Can Rugby Evolve Without Losing Itself?
Change is inevitable for any sport hoping to thrive globally. Rugby cannot remain frozen in time, especially when it competes for attention with football, basketball, and a world of on-demand entertainment.
But evolution does not have to mean erasing identity. Rugby can modernise while still protecting its core values: respect, humility, community, physical integrity, and fairness. Other sports have succeeded in balancing tradition with innovation; cricket preserved its heritage even as it launched fast-paced formats; football expanded commercially while maintaining its emotional roots.

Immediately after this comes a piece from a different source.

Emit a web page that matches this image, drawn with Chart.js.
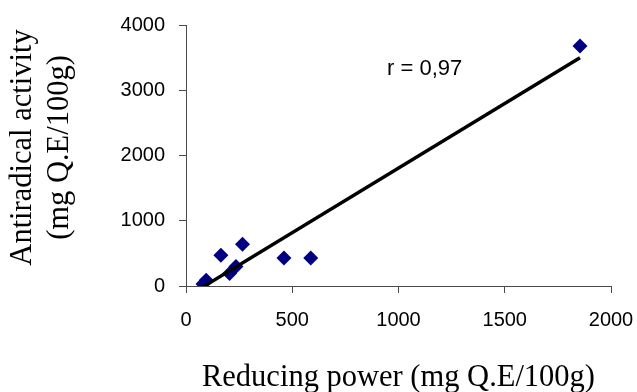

For rugby, the path forward requires intention. Rule changes should protect players without undermining the nature of the game. Commercial strategies must enhance the sport, not overshadow it. Most importantly, the spirit of rugby, the respect, the camaraderie, and the sense of belonging must remain non-negotiable.
Final Thoughts
Rugby stands at a crossroads. The entertainment era offers growth, revenue, and global reach, but it also challenges the traditions that built the sport’s identity. Whether rugby is truly losing itself depends not just on the changes being made, but on how the sport chooses to preserve the values that matter most.
Rugby can evolve, but only if it remembers who it is.